Not only are we bad at understanding statistics, we’re also susceptible to confirmation bias—the tendency to interpret information in a way that supports our pre-existing beliefs.

That’s why every emerging truth is reviewed by a group of skeptic peers who are more than happy to poke holes into a rival’s scientific findings.

If the findings stand up to the assault, we’re left not with an absolute truth, but a provisional truth. Which may grow stronger over time, or may get overturned by a future observation.

This provisional quality of science is a large contributor to doubt.

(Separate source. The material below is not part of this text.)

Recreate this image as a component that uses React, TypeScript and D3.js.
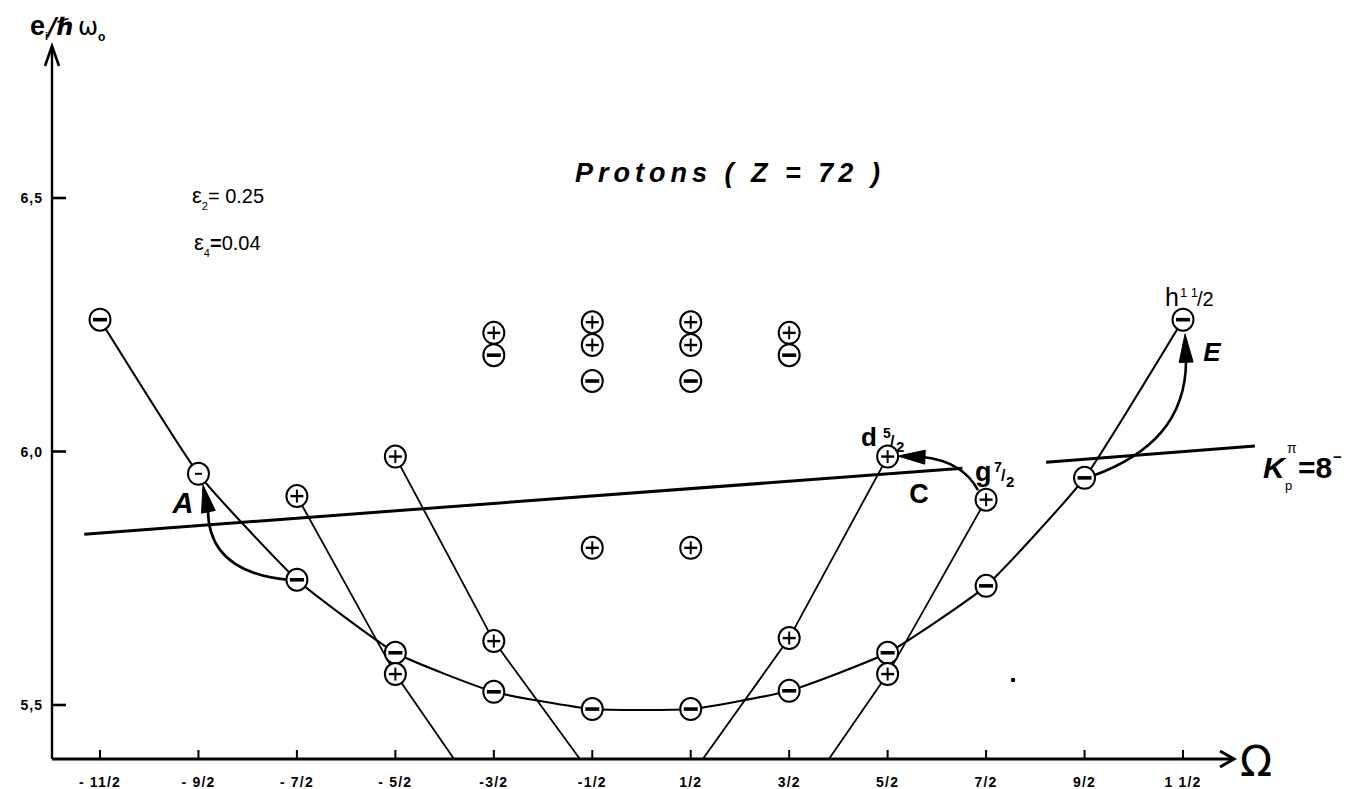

If you look at the evidence for any scientific discovery, you’ll always find a few observations that point into another direction. A handful of papers written in the ‘60s and ‘70s found signs the earth may be entering an ice age.

Although eventually debunked, some skeptics still use these papers to deny global warming today. Whereas roughly 97% of actively publishing climate scientists agree that the earth is heating up and we’re to blame.

So it seems like sceptics just aren’t scientifically literate.

Does that mean increasing scientific literacy would help people accept human-caused global warming as truth?

Psychology professor Dan Kahan of Yale thinks the answer’s not that simple. In a study where he measured the views of 2,000 American adults on climate change, Kahan found a direct link between scientific literacy and polarizing views.

Instead of using their scientific know-how to find the truth, participants used their knowledge to bolster their political identities.

People who supported big government saw the risks as real. While people in favor of small government rejected or minimized risk of climate change to prevent new ‘oppressive’ legislation.

In other words, the participants used scientific literacy as a tool to shape the facts to fit their beliefs—cognitive dissonance at work.

Not exactly reasonable, until you realize that our family and friends usually share the same beliefs as us.

Which raises the question:

Would you embrace a scientific fact if it potentially meant losing your friends and family?

Of course not.

As long as ignoring science doesn’t clearly affect your life, your desire to be part of a tribe beats scientific truth.

Fitting in always matters, science only matters when the world is on fire.